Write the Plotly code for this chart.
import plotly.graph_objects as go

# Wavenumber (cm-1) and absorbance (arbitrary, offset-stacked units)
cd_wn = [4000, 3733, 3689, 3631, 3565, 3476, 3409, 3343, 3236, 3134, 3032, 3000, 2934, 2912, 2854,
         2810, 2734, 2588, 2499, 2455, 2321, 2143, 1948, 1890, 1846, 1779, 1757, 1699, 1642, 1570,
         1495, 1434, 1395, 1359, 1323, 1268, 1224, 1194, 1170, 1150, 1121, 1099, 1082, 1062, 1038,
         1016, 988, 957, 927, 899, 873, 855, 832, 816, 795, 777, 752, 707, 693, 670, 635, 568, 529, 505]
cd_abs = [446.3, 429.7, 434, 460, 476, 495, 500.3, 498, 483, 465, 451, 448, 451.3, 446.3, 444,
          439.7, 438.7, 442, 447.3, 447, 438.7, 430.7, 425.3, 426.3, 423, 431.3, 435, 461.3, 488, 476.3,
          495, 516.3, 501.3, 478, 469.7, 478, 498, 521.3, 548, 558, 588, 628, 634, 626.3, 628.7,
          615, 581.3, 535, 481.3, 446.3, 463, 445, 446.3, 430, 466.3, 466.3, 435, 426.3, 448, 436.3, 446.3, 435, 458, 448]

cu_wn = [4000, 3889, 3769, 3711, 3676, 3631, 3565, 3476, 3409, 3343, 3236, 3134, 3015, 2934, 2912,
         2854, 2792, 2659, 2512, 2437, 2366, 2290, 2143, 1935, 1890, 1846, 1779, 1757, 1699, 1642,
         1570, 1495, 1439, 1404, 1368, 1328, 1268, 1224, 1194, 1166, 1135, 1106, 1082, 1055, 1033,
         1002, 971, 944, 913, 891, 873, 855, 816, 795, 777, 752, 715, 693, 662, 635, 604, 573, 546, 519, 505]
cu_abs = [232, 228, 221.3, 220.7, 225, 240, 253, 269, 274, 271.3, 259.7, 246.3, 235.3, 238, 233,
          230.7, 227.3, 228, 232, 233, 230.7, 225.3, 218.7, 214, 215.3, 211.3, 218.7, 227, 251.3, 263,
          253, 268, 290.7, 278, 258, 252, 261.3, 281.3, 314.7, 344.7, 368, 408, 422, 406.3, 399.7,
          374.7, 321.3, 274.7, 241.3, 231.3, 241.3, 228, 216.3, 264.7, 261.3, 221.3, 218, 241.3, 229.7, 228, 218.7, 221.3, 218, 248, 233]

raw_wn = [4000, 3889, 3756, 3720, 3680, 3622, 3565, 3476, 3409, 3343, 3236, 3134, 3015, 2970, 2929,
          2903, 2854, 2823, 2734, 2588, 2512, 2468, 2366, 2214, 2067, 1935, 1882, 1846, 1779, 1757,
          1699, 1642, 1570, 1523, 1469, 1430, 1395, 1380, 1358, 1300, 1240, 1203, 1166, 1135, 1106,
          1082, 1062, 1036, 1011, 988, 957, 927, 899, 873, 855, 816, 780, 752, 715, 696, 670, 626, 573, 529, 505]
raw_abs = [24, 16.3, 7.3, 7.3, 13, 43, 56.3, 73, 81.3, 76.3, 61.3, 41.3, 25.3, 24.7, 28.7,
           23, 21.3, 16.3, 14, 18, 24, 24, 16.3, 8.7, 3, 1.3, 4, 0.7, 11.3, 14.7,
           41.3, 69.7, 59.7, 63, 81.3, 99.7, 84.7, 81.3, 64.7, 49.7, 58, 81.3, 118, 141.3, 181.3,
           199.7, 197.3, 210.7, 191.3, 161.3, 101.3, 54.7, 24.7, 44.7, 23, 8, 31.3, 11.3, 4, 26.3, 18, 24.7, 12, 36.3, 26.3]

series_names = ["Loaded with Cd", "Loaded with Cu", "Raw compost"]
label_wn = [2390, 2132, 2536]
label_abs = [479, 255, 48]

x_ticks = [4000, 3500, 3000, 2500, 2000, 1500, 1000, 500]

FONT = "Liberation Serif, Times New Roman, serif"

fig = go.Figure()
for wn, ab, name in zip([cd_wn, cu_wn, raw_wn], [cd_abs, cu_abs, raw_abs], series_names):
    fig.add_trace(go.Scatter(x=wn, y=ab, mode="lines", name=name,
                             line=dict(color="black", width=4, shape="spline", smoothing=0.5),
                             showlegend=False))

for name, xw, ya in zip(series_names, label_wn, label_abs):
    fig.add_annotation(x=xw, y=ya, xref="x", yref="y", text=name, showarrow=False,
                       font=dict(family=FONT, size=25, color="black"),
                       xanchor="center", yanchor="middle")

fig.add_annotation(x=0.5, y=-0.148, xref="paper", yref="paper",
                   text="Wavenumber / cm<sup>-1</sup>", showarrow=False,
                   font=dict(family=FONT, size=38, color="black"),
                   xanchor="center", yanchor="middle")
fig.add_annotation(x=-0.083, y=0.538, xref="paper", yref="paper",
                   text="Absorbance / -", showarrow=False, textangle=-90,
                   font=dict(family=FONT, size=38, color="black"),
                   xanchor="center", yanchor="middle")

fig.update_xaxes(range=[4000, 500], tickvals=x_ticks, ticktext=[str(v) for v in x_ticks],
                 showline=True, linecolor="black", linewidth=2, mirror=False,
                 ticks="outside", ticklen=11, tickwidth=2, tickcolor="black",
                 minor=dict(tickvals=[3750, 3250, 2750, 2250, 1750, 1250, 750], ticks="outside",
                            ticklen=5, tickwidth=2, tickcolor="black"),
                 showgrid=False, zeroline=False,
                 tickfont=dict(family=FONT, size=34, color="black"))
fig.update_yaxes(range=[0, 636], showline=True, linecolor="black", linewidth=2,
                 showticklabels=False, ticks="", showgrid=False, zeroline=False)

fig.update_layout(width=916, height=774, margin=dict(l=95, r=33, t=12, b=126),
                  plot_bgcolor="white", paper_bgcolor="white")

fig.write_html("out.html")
=-=-=
◆ Goal: Return nothing but the lines from the first line of the listing through the line with "import plotly.graph_objects as go", please, keeping every one of them unchanged.

◆ Final result:
Write the Plotly code for this chart.
import plotly.graph_objects as go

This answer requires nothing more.